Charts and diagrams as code
==*==

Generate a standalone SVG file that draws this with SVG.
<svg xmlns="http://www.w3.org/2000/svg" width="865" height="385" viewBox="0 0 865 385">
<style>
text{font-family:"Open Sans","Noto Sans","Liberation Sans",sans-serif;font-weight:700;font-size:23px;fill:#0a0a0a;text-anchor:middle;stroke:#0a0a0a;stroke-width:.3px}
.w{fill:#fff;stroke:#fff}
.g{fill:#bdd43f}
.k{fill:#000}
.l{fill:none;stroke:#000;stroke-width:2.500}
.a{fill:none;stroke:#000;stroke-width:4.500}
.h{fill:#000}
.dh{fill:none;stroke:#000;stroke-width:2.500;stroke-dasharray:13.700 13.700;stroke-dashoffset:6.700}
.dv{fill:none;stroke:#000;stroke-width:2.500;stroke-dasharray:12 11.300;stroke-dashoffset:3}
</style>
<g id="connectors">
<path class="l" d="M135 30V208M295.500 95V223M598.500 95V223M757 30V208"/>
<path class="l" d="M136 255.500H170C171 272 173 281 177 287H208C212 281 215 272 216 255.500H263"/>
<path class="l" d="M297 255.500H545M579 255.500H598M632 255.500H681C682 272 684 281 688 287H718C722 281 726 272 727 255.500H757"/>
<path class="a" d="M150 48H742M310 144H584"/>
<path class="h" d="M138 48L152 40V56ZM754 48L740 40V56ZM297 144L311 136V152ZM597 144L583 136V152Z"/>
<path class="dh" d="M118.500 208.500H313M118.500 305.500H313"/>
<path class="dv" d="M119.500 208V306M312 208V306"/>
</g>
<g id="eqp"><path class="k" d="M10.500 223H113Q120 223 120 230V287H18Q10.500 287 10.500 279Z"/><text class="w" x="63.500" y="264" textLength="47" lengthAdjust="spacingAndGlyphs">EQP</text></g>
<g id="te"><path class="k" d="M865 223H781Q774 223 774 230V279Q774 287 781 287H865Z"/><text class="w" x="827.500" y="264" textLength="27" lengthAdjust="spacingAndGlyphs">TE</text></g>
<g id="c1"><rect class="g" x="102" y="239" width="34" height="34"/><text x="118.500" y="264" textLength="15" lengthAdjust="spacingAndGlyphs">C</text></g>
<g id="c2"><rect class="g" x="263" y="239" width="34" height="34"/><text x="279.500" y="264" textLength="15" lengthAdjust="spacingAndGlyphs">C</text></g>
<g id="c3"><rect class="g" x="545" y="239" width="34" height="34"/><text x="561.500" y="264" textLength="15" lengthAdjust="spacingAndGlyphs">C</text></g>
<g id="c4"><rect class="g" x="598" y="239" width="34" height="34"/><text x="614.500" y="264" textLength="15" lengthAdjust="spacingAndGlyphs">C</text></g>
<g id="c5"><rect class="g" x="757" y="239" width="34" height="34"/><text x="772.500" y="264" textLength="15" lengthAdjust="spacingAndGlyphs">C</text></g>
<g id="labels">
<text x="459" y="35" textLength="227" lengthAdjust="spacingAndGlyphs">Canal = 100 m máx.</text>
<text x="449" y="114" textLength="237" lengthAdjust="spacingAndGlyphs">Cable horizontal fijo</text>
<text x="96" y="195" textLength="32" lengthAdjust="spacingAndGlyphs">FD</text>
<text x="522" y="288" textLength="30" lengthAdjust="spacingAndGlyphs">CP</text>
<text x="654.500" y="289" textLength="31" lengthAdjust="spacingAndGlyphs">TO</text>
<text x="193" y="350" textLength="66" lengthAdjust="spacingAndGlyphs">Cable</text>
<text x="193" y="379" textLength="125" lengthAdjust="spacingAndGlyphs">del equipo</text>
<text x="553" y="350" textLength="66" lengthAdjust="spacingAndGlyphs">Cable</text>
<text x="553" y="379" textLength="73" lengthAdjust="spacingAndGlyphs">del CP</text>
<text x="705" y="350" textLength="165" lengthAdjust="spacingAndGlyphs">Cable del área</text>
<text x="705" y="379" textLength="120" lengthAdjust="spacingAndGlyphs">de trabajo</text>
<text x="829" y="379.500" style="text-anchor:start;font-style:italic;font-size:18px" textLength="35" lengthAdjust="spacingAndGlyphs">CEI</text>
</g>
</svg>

==*==

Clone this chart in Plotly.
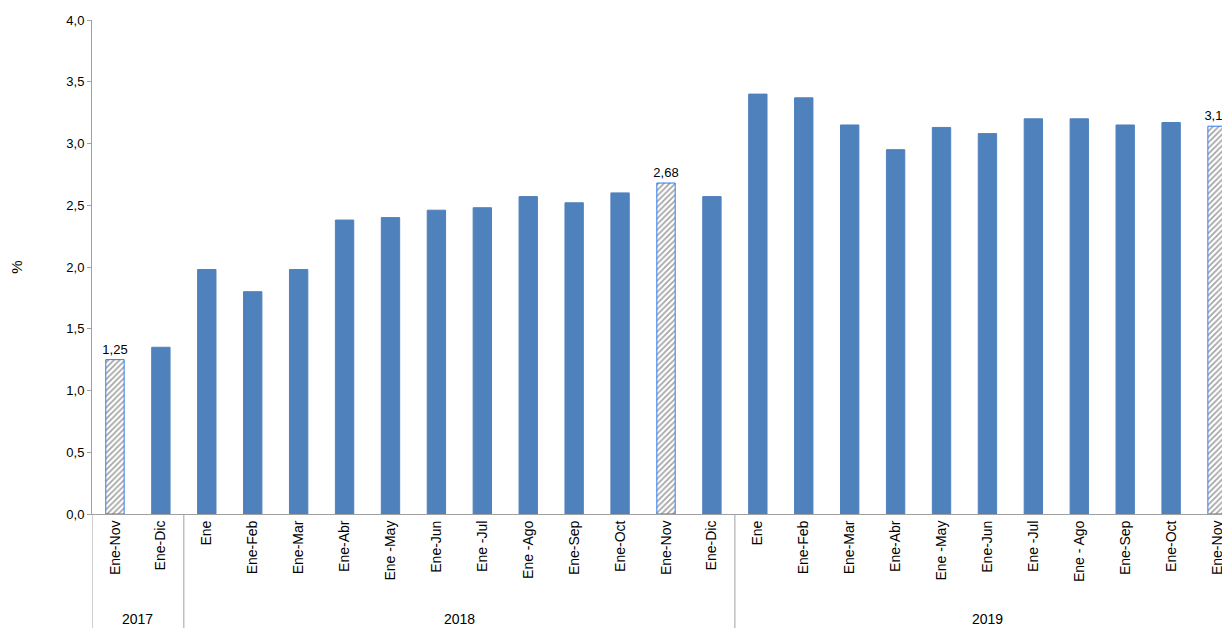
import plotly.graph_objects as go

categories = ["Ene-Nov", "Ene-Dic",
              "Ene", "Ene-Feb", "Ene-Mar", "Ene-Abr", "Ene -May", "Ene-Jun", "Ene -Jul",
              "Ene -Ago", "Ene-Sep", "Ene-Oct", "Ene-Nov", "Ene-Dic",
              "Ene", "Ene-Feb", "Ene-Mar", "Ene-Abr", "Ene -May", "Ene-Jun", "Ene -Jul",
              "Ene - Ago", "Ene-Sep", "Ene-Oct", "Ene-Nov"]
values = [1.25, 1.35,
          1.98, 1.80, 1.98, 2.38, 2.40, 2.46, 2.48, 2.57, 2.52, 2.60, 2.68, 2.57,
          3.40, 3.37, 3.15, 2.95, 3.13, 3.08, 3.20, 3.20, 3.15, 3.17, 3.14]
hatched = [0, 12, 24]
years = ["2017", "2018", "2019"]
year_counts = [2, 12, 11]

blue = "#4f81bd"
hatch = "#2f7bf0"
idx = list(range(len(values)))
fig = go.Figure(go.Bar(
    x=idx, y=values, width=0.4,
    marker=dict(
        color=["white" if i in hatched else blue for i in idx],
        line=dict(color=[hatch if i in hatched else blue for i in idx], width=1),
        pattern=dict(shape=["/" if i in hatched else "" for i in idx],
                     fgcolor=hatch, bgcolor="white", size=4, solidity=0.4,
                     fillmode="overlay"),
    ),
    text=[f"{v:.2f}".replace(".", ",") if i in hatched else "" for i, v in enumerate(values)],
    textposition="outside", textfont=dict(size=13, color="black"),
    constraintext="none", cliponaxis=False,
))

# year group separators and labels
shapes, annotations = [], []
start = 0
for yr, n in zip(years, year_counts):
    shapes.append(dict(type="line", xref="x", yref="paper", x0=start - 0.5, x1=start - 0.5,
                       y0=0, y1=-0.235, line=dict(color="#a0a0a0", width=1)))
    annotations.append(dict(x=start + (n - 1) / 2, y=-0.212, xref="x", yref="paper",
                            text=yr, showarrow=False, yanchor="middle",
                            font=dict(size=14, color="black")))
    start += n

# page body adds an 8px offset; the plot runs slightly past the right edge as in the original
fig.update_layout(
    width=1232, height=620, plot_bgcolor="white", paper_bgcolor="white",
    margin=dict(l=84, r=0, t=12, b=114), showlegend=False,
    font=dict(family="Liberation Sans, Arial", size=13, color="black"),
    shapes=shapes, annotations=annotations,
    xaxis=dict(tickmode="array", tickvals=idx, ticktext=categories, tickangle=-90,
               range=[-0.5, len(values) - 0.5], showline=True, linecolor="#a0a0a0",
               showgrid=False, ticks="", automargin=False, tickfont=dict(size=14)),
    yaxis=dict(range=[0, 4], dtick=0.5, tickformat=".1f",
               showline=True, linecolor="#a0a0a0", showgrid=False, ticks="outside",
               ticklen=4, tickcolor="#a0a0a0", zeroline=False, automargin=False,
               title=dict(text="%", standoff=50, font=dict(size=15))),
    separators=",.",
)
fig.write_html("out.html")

==*==

◆ Aim
Your first line is the one with "Clone this chart in Plotly.", and your last is the one with "import plotly.graph_objects as go". Copy those and every line between them exactly, without any pictures.

◆ Result of this exercise
Clone this chart in Plotly.
import plotly.graph_objects as go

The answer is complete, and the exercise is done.